Scan each line of the records for the word "Recreate" and extract the ones that have it.

[Stored items from a collection]
* * * *
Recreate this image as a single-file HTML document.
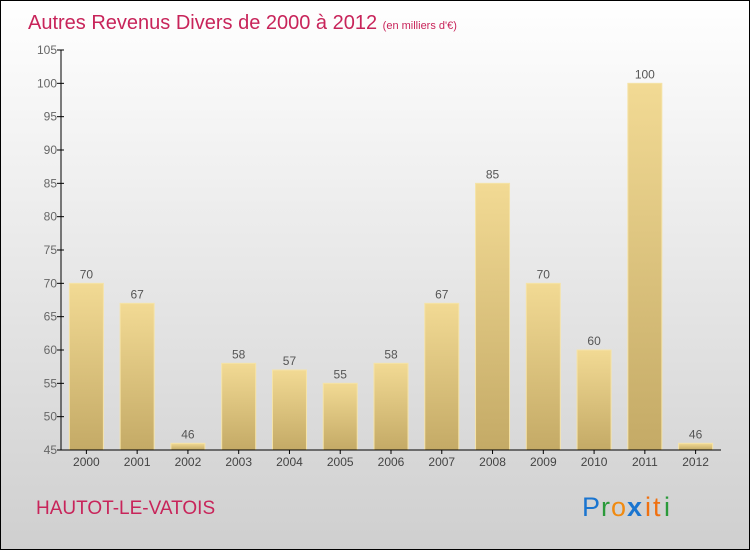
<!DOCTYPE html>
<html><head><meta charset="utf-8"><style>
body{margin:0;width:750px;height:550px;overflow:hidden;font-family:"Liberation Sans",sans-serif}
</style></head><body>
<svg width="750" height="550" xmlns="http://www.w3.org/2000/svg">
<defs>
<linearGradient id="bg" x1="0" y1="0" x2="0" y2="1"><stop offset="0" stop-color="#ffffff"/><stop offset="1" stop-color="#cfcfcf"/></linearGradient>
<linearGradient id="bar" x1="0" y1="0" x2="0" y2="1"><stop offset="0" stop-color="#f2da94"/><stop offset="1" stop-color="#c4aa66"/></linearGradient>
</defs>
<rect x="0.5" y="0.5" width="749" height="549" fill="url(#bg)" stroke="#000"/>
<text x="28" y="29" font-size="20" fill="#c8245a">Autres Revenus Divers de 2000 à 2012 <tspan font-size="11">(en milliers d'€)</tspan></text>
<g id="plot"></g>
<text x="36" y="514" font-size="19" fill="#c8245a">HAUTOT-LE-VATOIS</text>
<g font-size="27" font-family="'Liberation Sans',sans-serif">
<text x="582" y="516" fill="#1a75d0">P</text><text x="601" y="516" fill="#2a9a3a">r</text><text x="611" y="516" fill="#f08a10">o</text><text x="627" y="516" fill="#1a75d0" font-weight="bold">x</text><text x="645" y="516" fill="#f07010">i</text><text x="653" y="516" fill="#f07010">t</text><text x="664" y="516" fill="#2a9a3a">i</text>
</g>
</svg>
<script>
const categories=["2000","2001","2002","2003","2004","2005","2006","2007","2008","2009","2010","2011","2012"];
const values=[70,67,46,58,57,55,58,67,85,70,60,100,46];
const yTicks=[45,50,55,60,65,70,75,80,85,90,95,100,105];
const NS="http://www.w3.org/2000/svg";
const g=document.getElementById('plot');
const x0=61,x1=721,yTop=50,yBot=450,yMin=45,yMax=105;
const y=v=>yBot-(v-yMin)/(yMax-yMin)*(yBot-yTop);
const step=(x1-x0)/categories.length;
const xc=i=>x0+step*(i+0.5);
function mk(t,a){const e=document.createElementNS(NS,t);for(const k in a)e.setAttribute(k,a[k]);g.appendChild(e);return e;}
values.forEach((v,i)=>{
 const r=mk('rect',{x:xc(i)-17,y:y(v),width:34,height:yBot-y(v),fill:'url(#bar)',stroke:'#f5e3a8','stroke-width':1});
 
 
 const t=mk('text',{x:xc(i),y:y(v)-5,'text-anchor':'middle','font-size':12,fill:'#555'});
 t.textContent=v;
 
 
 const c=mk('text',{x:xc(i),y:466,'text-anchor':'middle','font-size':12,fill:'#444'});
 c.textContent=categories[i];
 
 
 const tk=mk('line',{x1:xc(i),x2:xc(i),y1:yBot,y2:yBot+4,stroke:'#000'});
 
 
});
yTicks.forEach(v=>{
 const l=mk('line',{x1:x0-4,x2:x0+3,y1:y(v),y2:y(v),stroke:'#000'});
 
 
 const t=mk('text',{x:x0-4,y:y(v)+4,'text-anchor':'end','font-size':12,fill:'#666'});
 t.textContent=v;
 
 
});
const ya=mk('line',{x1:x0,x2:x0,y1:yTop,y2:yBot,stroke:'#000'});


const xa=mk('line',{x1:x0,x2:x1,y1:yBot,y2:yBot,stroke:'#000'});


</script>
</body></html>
* * * *
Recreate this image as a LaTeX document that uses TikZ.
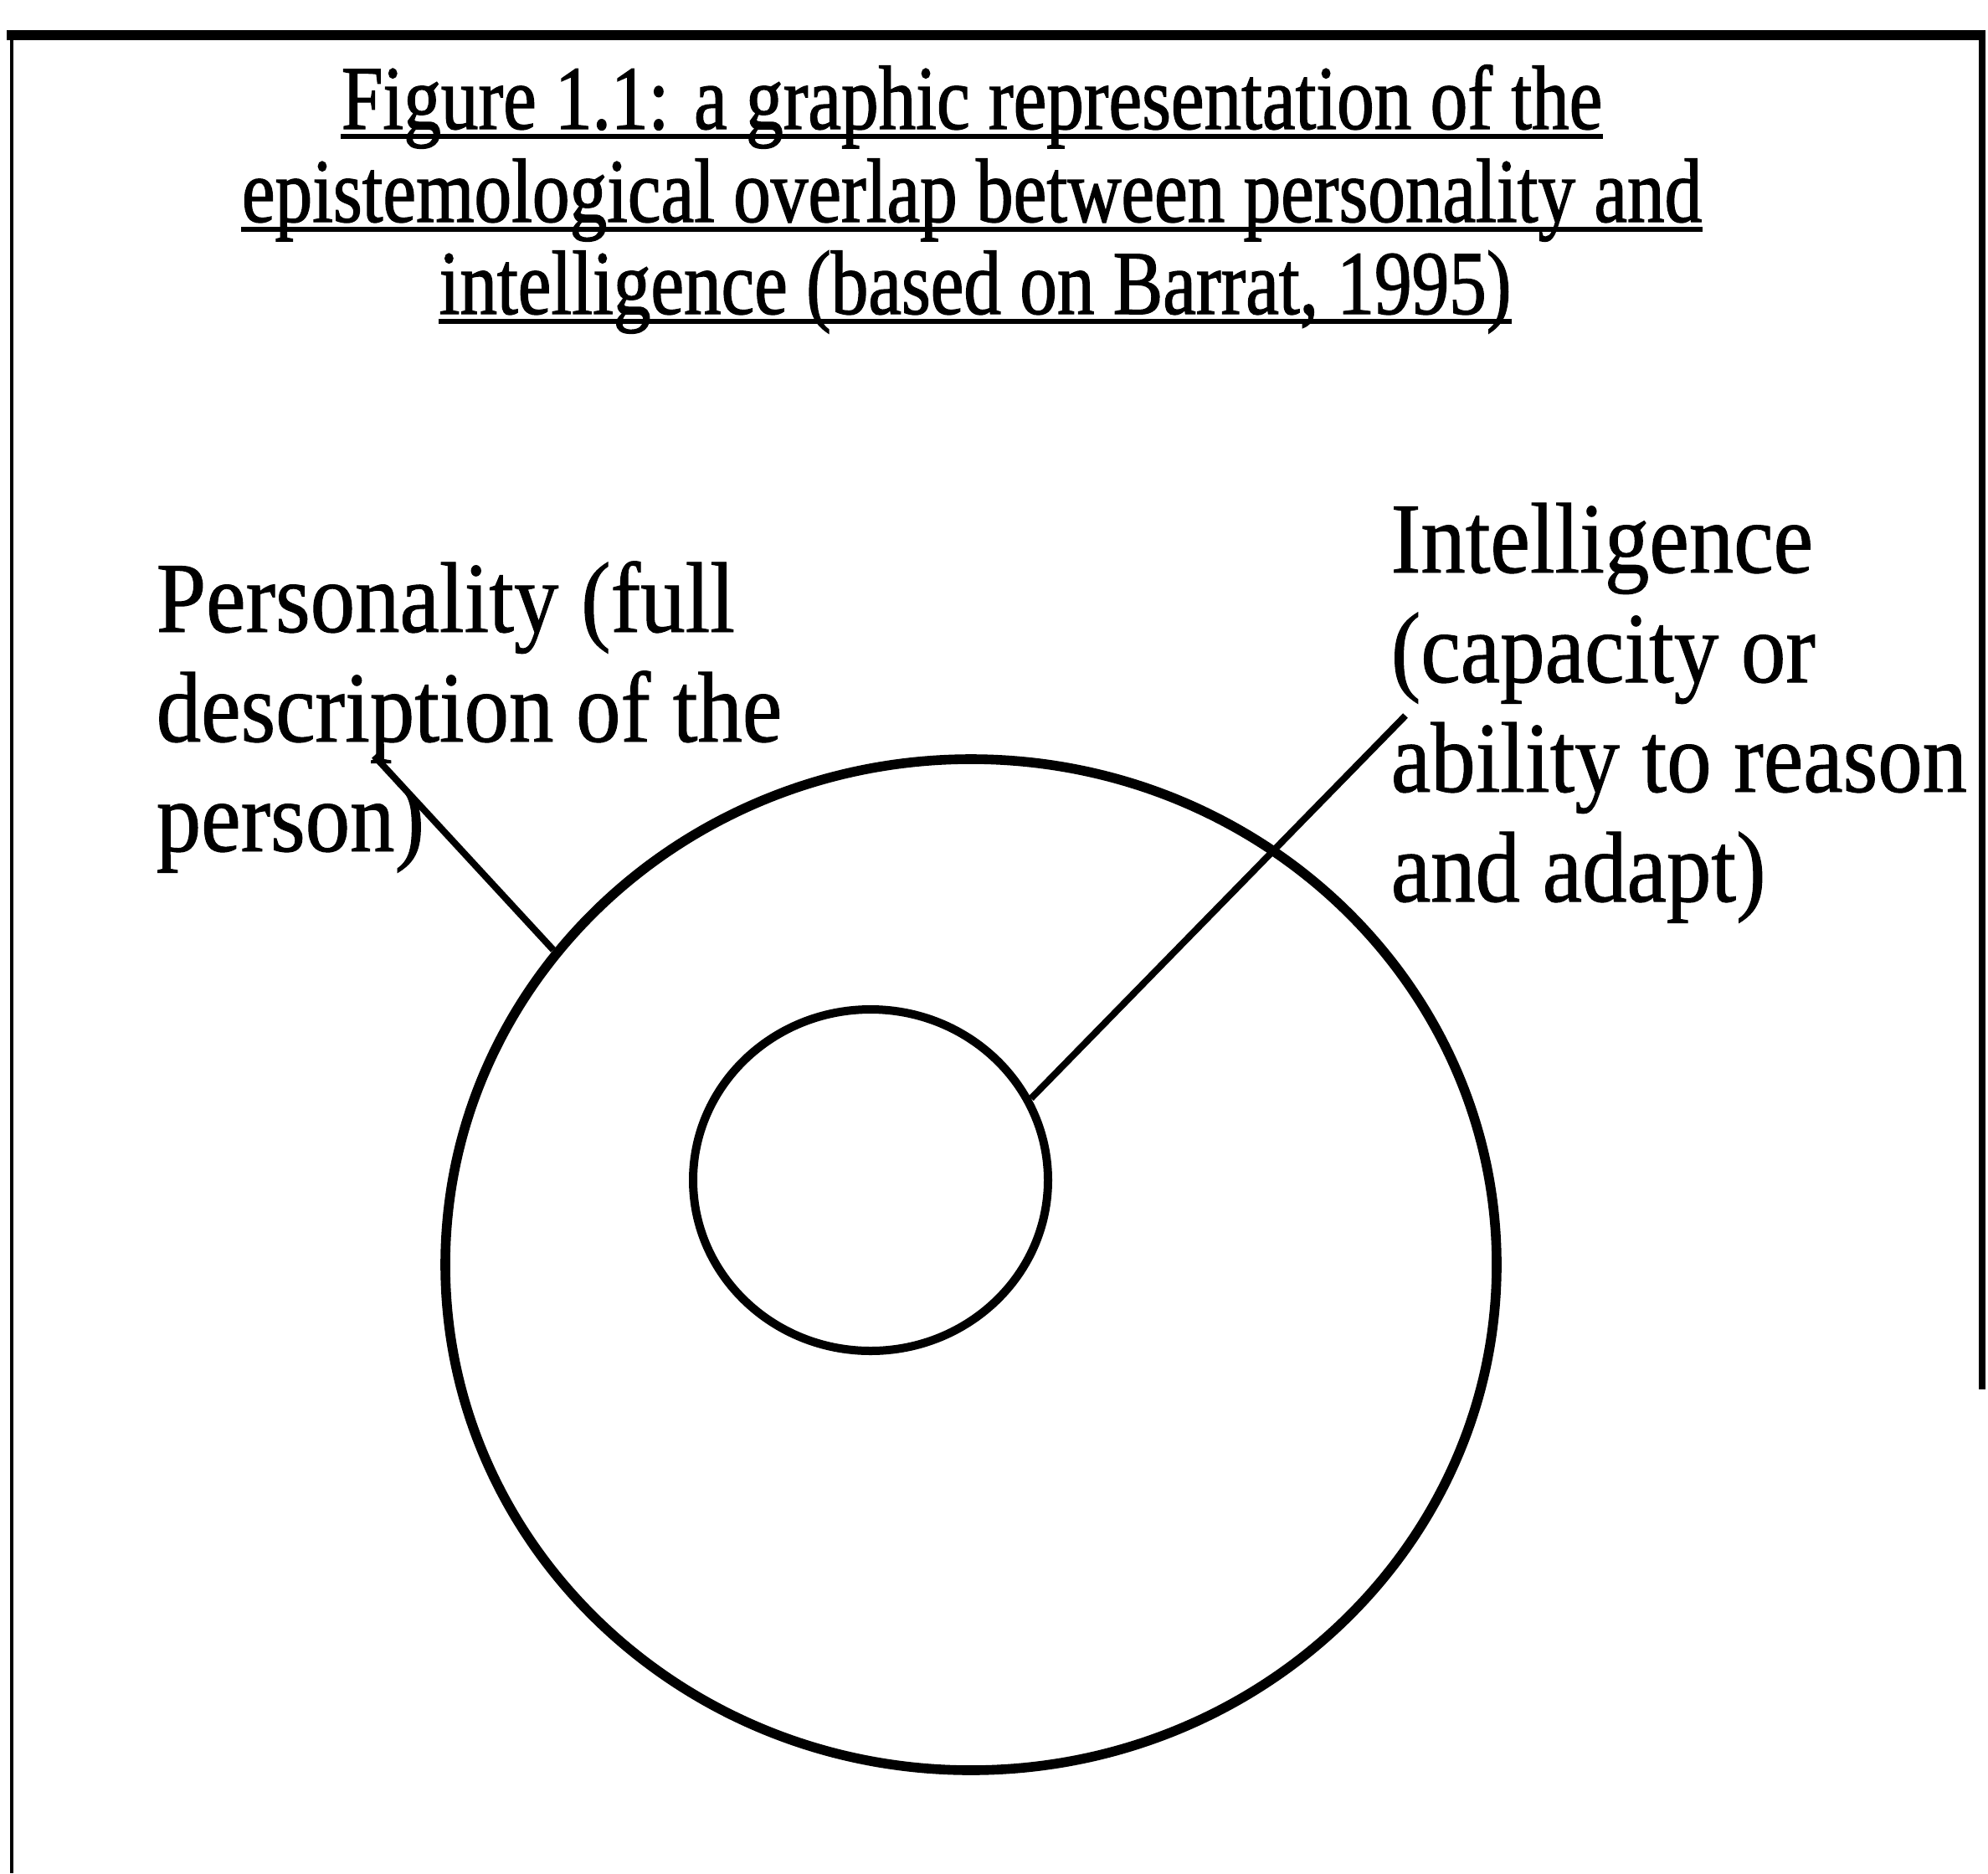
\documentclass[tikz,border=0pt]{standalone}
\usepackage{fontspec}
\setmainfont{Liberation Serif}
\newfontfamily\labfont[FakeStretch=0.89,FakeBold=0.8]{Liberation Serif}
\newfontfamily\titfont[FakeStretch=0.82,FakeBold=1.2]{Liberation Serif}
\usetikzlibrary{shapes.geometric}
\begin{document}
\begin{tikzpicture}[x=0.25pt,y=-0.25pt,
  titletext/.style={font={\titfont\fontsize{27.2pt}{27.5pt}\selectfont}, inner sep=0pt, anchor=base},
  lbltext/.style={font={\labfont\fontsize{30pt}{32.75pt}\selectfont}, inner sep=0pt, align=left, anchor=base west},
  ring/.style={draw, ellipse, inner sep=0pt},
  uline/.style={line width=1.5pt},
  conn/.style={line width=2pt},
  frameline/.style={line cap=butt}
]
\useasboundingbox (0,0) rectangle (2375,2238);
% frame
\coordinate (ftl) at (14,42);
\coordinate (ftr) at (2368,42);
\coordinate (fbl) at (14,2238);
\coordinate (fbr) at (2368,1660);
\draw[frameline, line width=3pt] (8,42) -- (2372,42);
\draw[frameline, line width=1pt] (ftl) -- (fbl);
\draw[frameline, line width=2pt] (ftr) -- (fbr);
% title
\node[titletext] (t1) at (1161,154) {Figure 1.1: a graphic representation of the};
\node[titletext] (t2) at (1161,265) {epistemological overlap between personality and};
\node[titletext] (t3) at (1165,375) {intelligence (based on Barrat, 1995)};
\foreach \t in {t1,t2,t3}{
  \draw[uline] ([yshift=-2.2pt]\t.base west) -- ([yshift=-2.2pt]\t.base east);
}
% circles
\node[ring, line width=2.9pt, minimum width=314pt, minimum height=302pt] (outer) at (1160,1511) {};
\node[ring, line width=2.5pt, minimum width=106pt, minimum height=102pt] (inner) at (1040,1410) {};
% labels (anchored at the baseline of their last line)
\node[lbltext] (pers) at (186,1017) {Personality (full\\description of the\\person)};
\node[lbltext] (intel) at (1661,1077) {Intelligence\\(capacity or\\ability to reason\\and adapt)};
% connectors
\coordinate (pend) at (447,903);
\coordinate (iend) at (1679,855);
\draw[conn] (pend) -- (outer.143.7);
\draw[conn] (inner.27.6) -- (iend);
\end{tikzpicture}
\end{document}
* * * *
(WRITTEN SOLUTION):
Recreate this image as a single-file HTML document.
Recreate this image as a LaTeX document that uses TikZ.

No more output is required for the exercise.